Third, Islam did not pass on its intellectual heritage to the West. The knowledge acquired by the West is the product of its own discoveries. The West benefited from the translations done at the request of abbots and bishops by clerics familiar with the Greek language, like Jacques de Venise who, after studying several years in Byzantium, spent the rest of his life translating Aristotle and other Greek philosophers at the monastery of Mont Saint-Michel, in Brittany. The West also benefited from a constant relationship with Byzantium, where Greek was the everyday language and Byzantine scholars were quite familiar with the Greek heritage. Thus, most of the knowledge discovered or transmitted throughout the period extending from the 8th to the 12th centuries resulted, not from Islam, but from the intellectual appetite of European Church elites. This explains the first Western Renaissance, known as the Carolingian Renaissance, which took place at the turn of the 9th Century.

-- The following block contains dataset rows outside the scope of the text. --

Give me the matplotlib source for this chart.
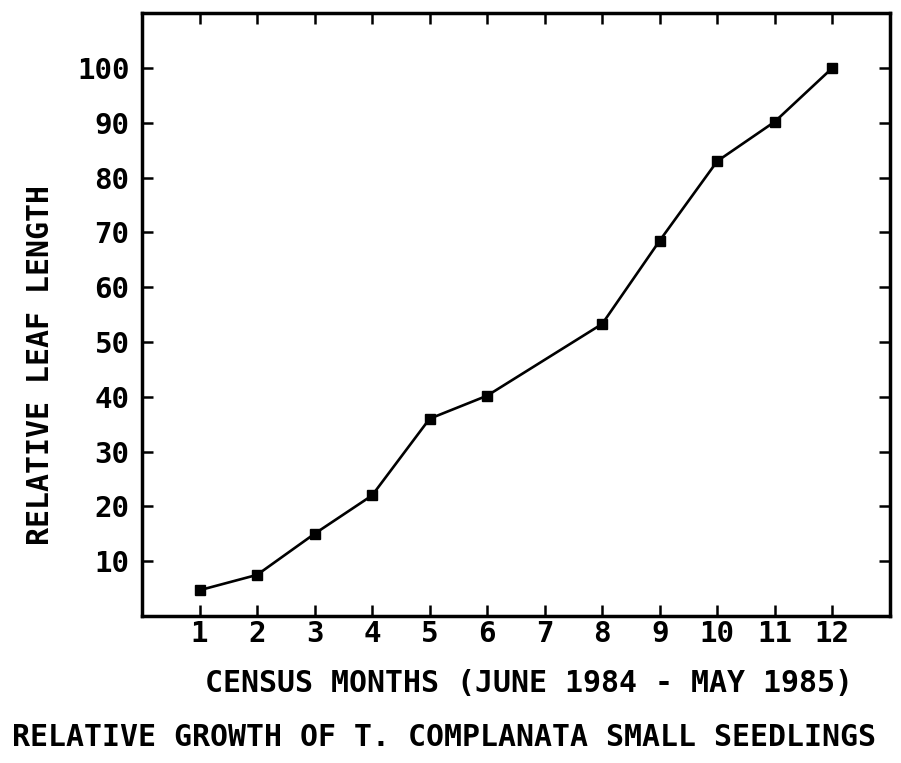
import matplotlib
matplotlib.use("Agg")
import matplotlib.pyplot as plt

# census month number and relative leaf length (month 7 not censused)
months = [1, 2, 3, 4, 5, 6, 8, 9, 10, 11, 12]
leaf_length = [4.7, 7.5, 15, 22, 36, 40.2, 53.3, 68.5, 83, 90.2, 100]

x_ticks = list(range(1, 13))
y_ticks = list(range(10, 101, 10))

plt.rcParams['font.family'] = 'DejaVu Sans Mono'
plt.rcParams['font.weight'] = 'bold'

fig = plt.figure(figsize=(9.01, 7.63), dpi=100)
ax = fig.add_axes([0.1576, 0.1927, 0.83, 0.79])

ax.plot(months, leaf_length, color='black', linewidth=1.9,
        marker='s', markersize=7, markerfacecolor='black', markeredgecolor='black')

ax.set_xlim(0, 13)
ax.set_ylim(0, 110)
ax.set_xticks(x_ticks)
ax.set_yticks(y_ticks)
ax.tick_params(axis='both', direction='in', length=8, width=1.8,
               top=True, right=True, labelsize=21)
ax.tick_params(axis='x', pad=3)
ax.tick_params(axis='y', pad=9)
for sp in ax.spines.values():
    sp.set_linewidth(2.5)

fig.text(0.587, 1 - 683 / 763, 'CENSUS MONTHS (JUNE 1984 - MAY 1985)',
         ha='center', va='center', fontsize=21.5, fontweight='bold')
fig.text(0.045, 1 - 365 / 763, 'RELATIVE LEAF LENGTH', rotation=90,
         ha='center', va='center', fontsize=21.5, fontweight='bold')
fig.text(0.493, 1 - 738 / 763, 'RELATIVE GROWTH OF T. COMPLANATA SMALL SEEDLINGS',
         ha='center', va='center', fontsize=21.5, fontweight='bold')

fig.savefig('out.png', dpi=100)
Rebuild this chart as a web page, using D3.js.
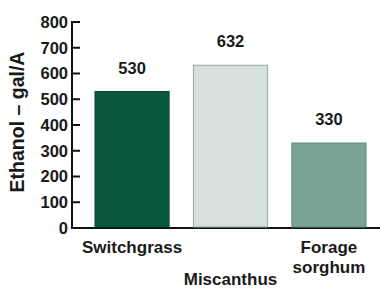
<!DOCTYPE html>
<html>
<head>
<meta charset="utf-8">
<script src="https://cdn.jsdelivr.net/npm/d3@7"></script>
<style>
  body { margin: 0; background: #fff; }
  text { font-family: "Liberation Sans", Arial, sans-serif; font-weight: bold; fill: #1a1a1a; }
</style>
</head>
<body>
<div id="chart"></div>
<script>
// data
var crops = ['Switchgrass', 'Miscanthus', 'Forage sorghum'];
var ethanol = [530, 632, 330];
var yTicks = [0, 100, 200, 300, 400, 500, 600, 700, 800];
var barColors = ['#0b5a3f', '#d6e1dd', '#7aa596'];
var barStroke = ['#084530', '#9aa8a2', '#5f8a7b'];

var svgWidth = 380;
var svgHeight = 289;

var margins = { top: 22, bottom: 61, right: 0, left: 72 };
var height = svgHeight - margins.top - margins.bottom;
var width = svgWidth - margins.left - margins.right;

var svg = d3.select('#chart')
    .append('svg')
    .attr('width', svgWidth)
    .attr('height', svgHeight);

var chartGroup = svg.append('g')
    .attr('transform', `translate(${margins.left}, ${margins.top})`);

// scales
var xBandScale = d3.scaleBand()
    .domain(crops)
    .range([23, 294])
    .paddingInner(0.247)
    .paddingOuter(0);

var yLinearScale = d3.scaleLinear()
    .domain([0, 800])
    .range([height, 0]);

// y axis, labels only (ticks drawn inward below)
var leftAxis = d3.axisLeft(yLinearScale)
    .tickValues(yTicks)
    .tickSize(0)
    .tickPadding(4);

var yAxisG = chartGroup.append('g').call(leftAxis);
yAxisG.select('.domain').remove();
yAxisG.selectAll('.tick text')
    .style('font-size', '16.5px')
    .style('font-family', '"Liberation Sans", Arial, sans-serif')
    .style('font-weight', 'bold')
    .attr('fill', '#1a1a1a');

// inward tick marks
chartGroup.selectAll('line.tick')
    .data(yTicks)
    .enter()
    .append('line')
    .attr('class', 'tick')
    .attr('x1', 0)
    .attr('x2', 8)
    .attr('y1', d => yLinearScale(d))
    .attr('y2', d => yLinearScale(d))
    .attr('stroke', '#111')
    .attr('stroke-width', 2);

// axis lines
chartGroup.append('line')
    .attr('x1', 0).attr('x2', 0)
    .attr('y1', yLinearScale(800) - 1)
    .attr('y2', yLinearScale(0) + 1)
    .attr('stroke', '#111')
    .attr('stroke-width', 2);

chartGroup.append('line')
    .attr('x1', -1)
    .attr('x2', width)
    .attr('y1', yLinearScale(0))
    .attr('y2', yLinearScale(0))
    .attr('stroke', '#111')
    .attr('stroke-width', 2);

// bars
chartGroup.selectAll('rect.bar')
    .data(ethanol)
    .enter()
    .append('rect')
    .attr('class', 'bar')
    .attr('x', (d, i) => xBandScale(crops[i]))
    .attr('y', d => yLinearScale(d))
    .attr('width', xBandScale.bandwidth())
    .attr('height', d => yLinearScale(0) - yLinearScale(d) - 1)
    .attr('fill', (d, i) => barColors[i])
    .attr('stroke', (d, i) => barStroke[i])
    .attr('stroke-width', 1);

// value labels
chartGroup.selectAll('text.value')
    .data(ethanol)
    .enter()
    .append('text')
    .attr('class', 'value')
    .attr('x', (d, i) => xBandScale(crops[i]) + xBandScale.bandwidth() / 2)
    .attr('y', d => yLinearScale(d) - 18)
    .attr('text-anchor', 'middle')
    .style('font-size', '16.5px')
    .text(d => d);

// category labels (staggered like the original)
var catLines = [['Switchgrass'], ['Miscanthus'], ['Forage', 'sorghum']];
var catY = [25, 57, 25];

catLines.forEach(function(lines, i) {
    var cx = xBandScale(crops[i]) + xBandScale.bandwidth() / 2;
    var t = chartGroup.append('text')
        .attr('x', cx)
        .attr('y', height + catY[i])
        .attr('text-anchor', 'middle')
        .style('font-size', '17px');
    lines.forEach(function(s, j) {
        t.append('tspan')
            .attr('x', cx)
            .attr('dy', j === 0 ? 0 : 20)
            .text(s);
    });
});

// y title
svg.append('text')
    .attr('transform', `translate(24, 122) rotate(-90)`)
    .attr('text-anchor', 'middle')
    .style('font-size', '19.5px')
    .text('Ethanol – gal/A');
</script>
</body>
</html>
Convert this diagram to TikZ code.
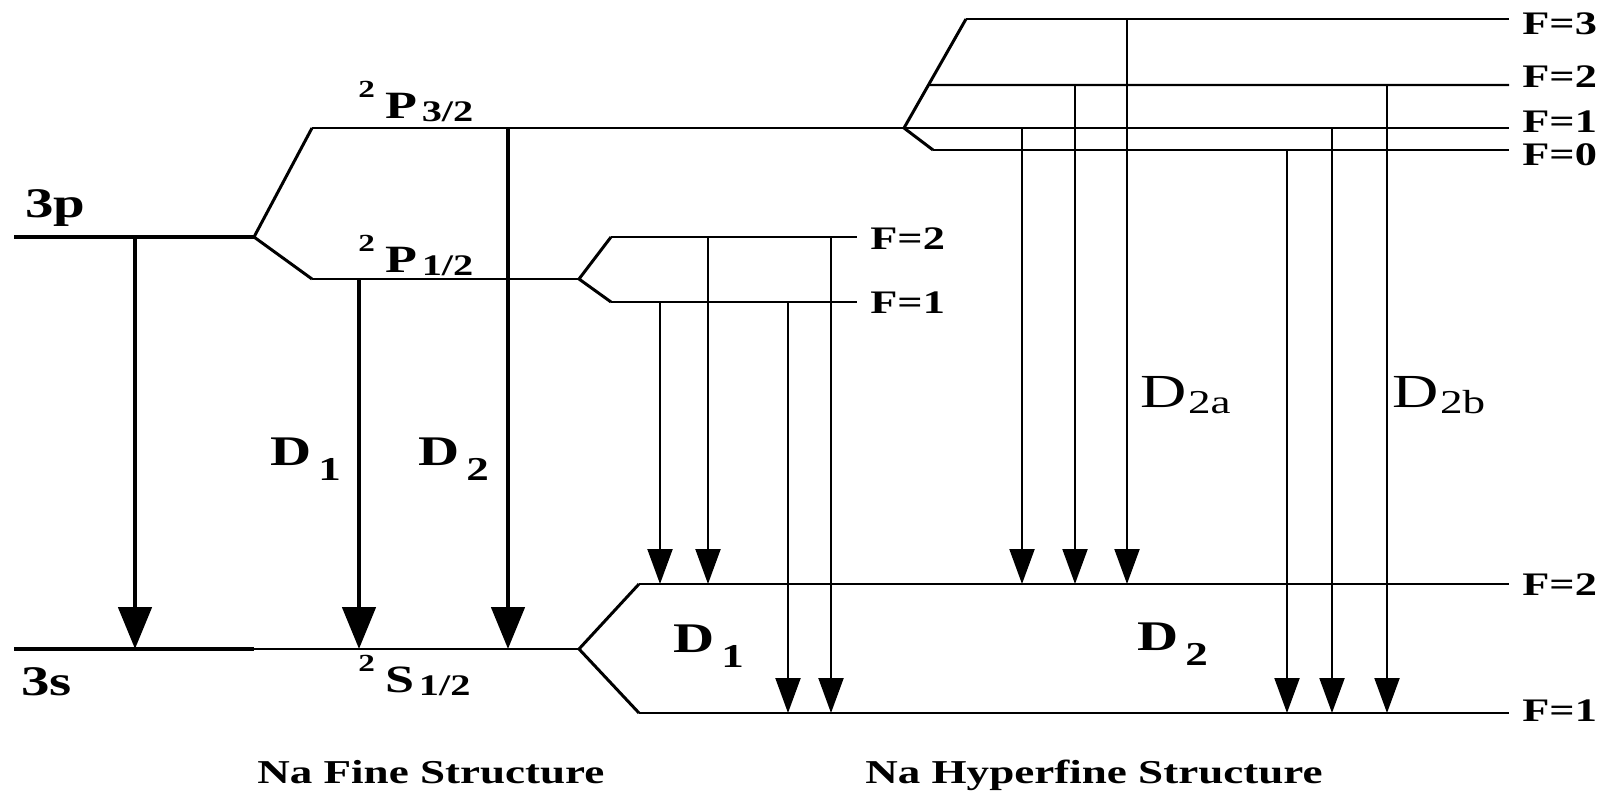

Fourth, far from having been a “dark” or “barbarian” age, the period from the 8th to the 12th century, from Charlemagne to Peter Abelard, was characterized by the gradual assimilation of Greek philosophy and science and by an exceptional intellectual dynamism. It is throughout this period that Europe acquired the frame of mind of Greek and Roman antiquity and developed an understanding of the world and of science which became a specific character of Western civilization. The period set the stage for the 13th century, which witnessed a new intellectual “take-off” that manifested itself in the philosophical and theological works of Bonaventure, Albert the Great and Thomas Aquinas, as well as in the scientific works of Roger Bacon, Campanus de Novare and Pierre de Marincourt.
Anyone interested in understanding the cultural roots of Western civilization will benefit greatly from reading Gouguenheim’s book. It provides overwhelming evidence in support of the notion that the Islamic world and the West reacted very differently to Greek knowledge, with the former remaining relatively impermeable to its influence and the latter making it very much its own. No one who reads Guggenheim can fail to realize how true remains the contention that Western civilization was built on the combined heritage of Athens, Rome and Jerusalem.
Finally, one is hard put to find any evidence in this book in support of the view that it is ideologically biased. The grievances against the author call to mind Matthew 7:3 – “Why do you see the speck in your brother’s eye but fail to notice the beam in your own eye?”
Richard Bastien is director of the Catholic Civil Rights League for the National Capital Area in Canada and a contributor to Égards, a French language journal of ideas.
(1) This is the view held by historians such as R.-R. Menocal (The Arabic Role in Medieval Literary History: A Forgotten Heritage), A. de Libera (Penser au Moyen Âge), A. Miquel (L’Islam et sa civilisation) and R. Mantran (L’Expansion musulmane).
(2) See, for example: M. Détienne, Les Grecs et nous, Paris, Perrin, 2005.